The best educational programs use teacher mindsets as starting points for excellence.

Nothing significant happens educationally until teacher thinking leads the way.

In my research of primary school student leadership programs and school culture, it’s evident that the very best schools have undergone a rethink of how they view student leadership.

These teachers, to their credit, have scrutinised their world views about children and challenged themselves to change their mindsets when they fell short.

These best practice student leadership schools view students as:


1. Inherently capable

The more affluent we become as a society the less we expect of our children. When we expect less, they do less and inevitably they become less capable. The circle of incompetence is established and inevitably continues. It’s inter-generational.

Children are inherently capable of looking after themselves, helping others and taking care of adults if needed in extreme circumstances. Yet, this generation expects less of them.

Schools that produce capable students, and wonderful student leaders generally operate from the Can-Do mindset. That is, when kids can do something – pack a bag, make their lunch, organise a sports event – they let them do those things.

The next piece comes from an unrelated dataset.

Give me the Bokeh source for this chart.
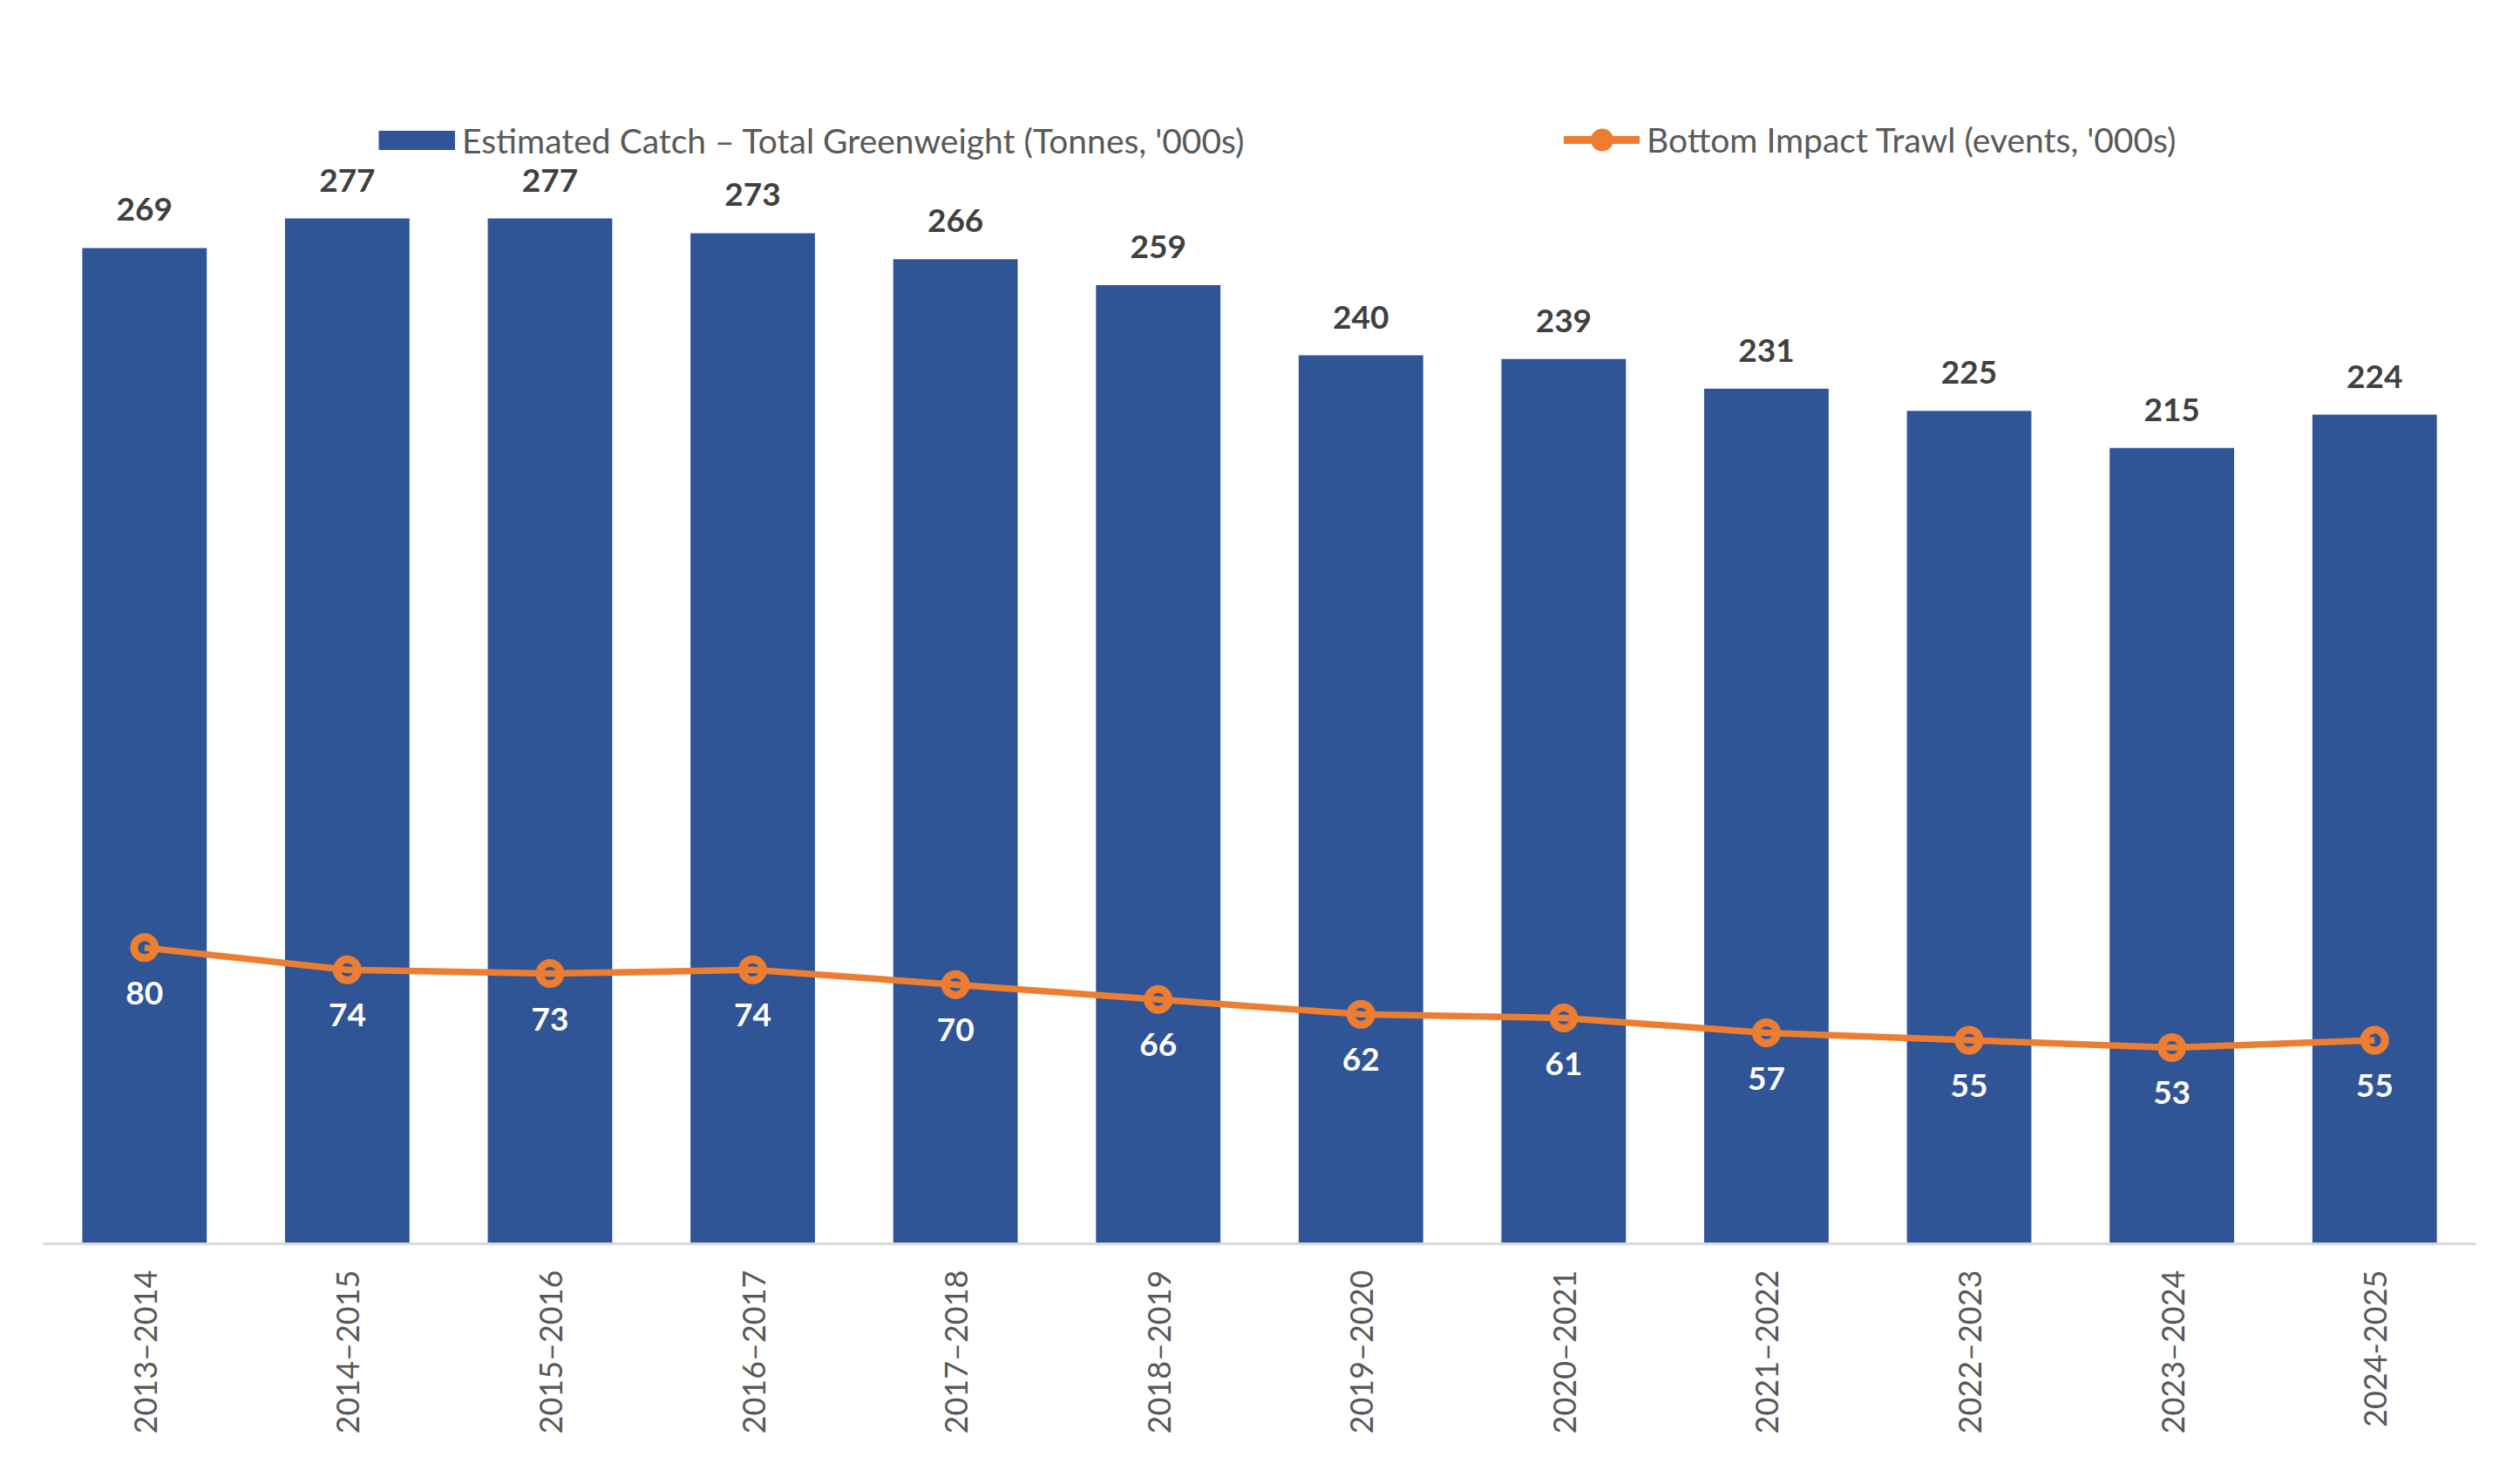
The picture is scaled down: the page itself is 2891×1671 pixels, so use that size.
import math
from bokeh.plotting import figure
from bokeh.models import ColumnDataSource, FactorRange, Range1d, Legend, LegendItem
from bokeh.core.properties import value
from bokeh.embed import file_html
from bokeh.resources import INLINE

# ---- data ----
seasons = ["2013–2014", "2014–2015", "2015–2016", "2016–2017", "2017–2018", "2018–2019",
           "2019–2020", "2020–2021", "2021–2022", "2022–2023", "2023–2024", "2024-2025"]
catch = [269, 277, 277, 273, 266, 259, 240, 239, 231, 225, 215, 224]
trawl = [80, 74, 73, 74, 70, 66, 62, 61, 57, 55, 53, 55]
catch_label = "Estimated Catch – Total Greenweight (Tonnes, '000s)"
trawl_label = "Bottom Impact Trawl (events, '000s)"

BLUE = "#2F5597"
ORANGE = "#ED7D31"
GREY_TXT = "#595959"
DARK_TXT = "#404040"
FONT = "Lato"

src = ColumnDataSource(dict(
    season=seasons, catch=catch, trawl=trawl,
    catch_txt=[str(v) for v in catch],
    trawl_txt=[str(v) for v in trawl],
))

p = figure(x_range=FactorRange(factors=seasons, range_padding=0),
           y_range=Range1d(0, 330),
           width=2877, height=1657, output_backend="svg", toolbar_location=None,
           min_border_left=49, min_border_right=37, min_border_top=25, min_border_bottom=231)

bars = p.vbar(x="season", top="catch", width=0.614, source=src,
              fill_color=BLUE, line_color=None)
line = p.line(x="season", y="trawl", source=src, line_color=ORANGE, line_width=7.5,
              line_join="round")
marks = p.scatter(x="season", y="trawl", source=src, size=24, fill_alpha=0,
                  line_color=ORANGE, line_width=9)

p.text(x="season", y="catch", text="catch_txt", source=src, text_font=value(FONT),
       text_font_style="bold", text_font_size="37px", text_color=DARK_TXT,
       text_align="center", text_baseline="middle", y_offset=-44)
p.text(x="season", y="trawl", text="trawl_txt", source=src, text_font=value(FONT),
       text_font_style="bold", text_font_size="37px", text_color="white",
       text_align="center", text_baseline="middle", y_offset=52)

# legend proxies (not drawn in the plot)
leg_bar = p.line(x="season", y="catch", source=src, line_color=BLUE, line_width=22,
                 line_cap="butt", visible=False)
leg_line = p.line(x="season", y="trawl", source=src, line_color=ORANGE, line_width=9,
                  line_cap="round", visible=False)
leg_mark = p.scatter(x="season", y="trawl", source=src, fill_color=ORANGE,
                     line_color=ORANGE, line_width=2, visible=False)

common = dict(orientation="horizontal", padding=0, margin=0, spacing=0,
              border_line_alpha=0, background_fill_alpha=0,
              label_text_font=FONT, label_text_font_size="39px",
              label_text_color=GREY_TXT, label_standoff=8)
leg1 = Legend(items=[LegendItem(label=catch_label, renderers=[leg_bar])],
              location=(385, 1242), glyph_width=88, glyph_height=47, **common)
leg2 = Legend(items=[LegendItem(label=trawl_label, renderers=[leg_line, leg_mark])],
              location=(1745, 1236), glyph_width=87, glyph_height=60, **common)
p.add_layout(leg1)
p.add_layout(leg2)

p.xaxis.major_label_orientation = math.pi / 2
p.xaxis.major_label_text_font = FONT
p.xaxis.major_label_text_font_size = "36px"
p.xaxis.major_label_text_color = GREY_TXT
p.xaxis.axis_line_color = "#D9D9D9"
p.xaxis.axis_line_width = 3
p.xaxis.major_tick_line_color = None
p.xaxis.minor_tick_line_color = None
p.xaxis.major_label_standoff = 24
p.yaxis.visible = False
p.xgrid.visible = False
p.ygrid.visible = False
p.outline_line_color = None
p.background_fill_color = "white"
p.border_fill_color = "white"

open("out.html", "w").write(file_html(p, INLINE))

Teachers and parents then move into teaching mode facilitating student learning and leadership development. That’s when real learning happens in primary school student leadership programs.


2. Citizens now

School is life, not preparation for life.

One of the biggest traps for educators and parents is to simply view childhood as a preparation for the future. This view risks leaving many children behind, struggling with
self-doubt and anxiety.

When student agency is top of teachers’ minds children feel that they can impact their current lives. Giving students a voice as well as the ability to articulate their thoughts clearly and accurately form the beating heart of every school that values student leadership. 


3. Successful when they use a benefit mindset

Student success is currently being redefined by schools who are adopting the benefit mindsets. Educator Ash Buchanan, built on Carole Dweck’s Growth Mindset research to develop the exciting benefit mindset concept under the Positive Psychology umbrella.

According to Buchanan student success should be no longer seen as simply a singular accomplishment but viewed at a collective level. How can students contribute to the wellbeing of their class, school, families, and communities? How can students ‘do good’, not just ‘be good’ or ‘be successful?

Buchanan believes that teaching a benefit mindset in schools is one of the most sustainable ways of leveraging student potential.

Placing service and contribution at the heart of education is student leadership development at its purest and best.

Imagine what could happen in your school if service and contribution were central values that existed beside achievement, persistence, respect, and other core values.

The road to excellence

Excellence in student leadership development begins with redefining how your view students.

View students as deeply and inherently capable citizens who flourish when using a benefit mindset and you will be on track to developing a world class student leadership program at the core of wonderful student leadership culture.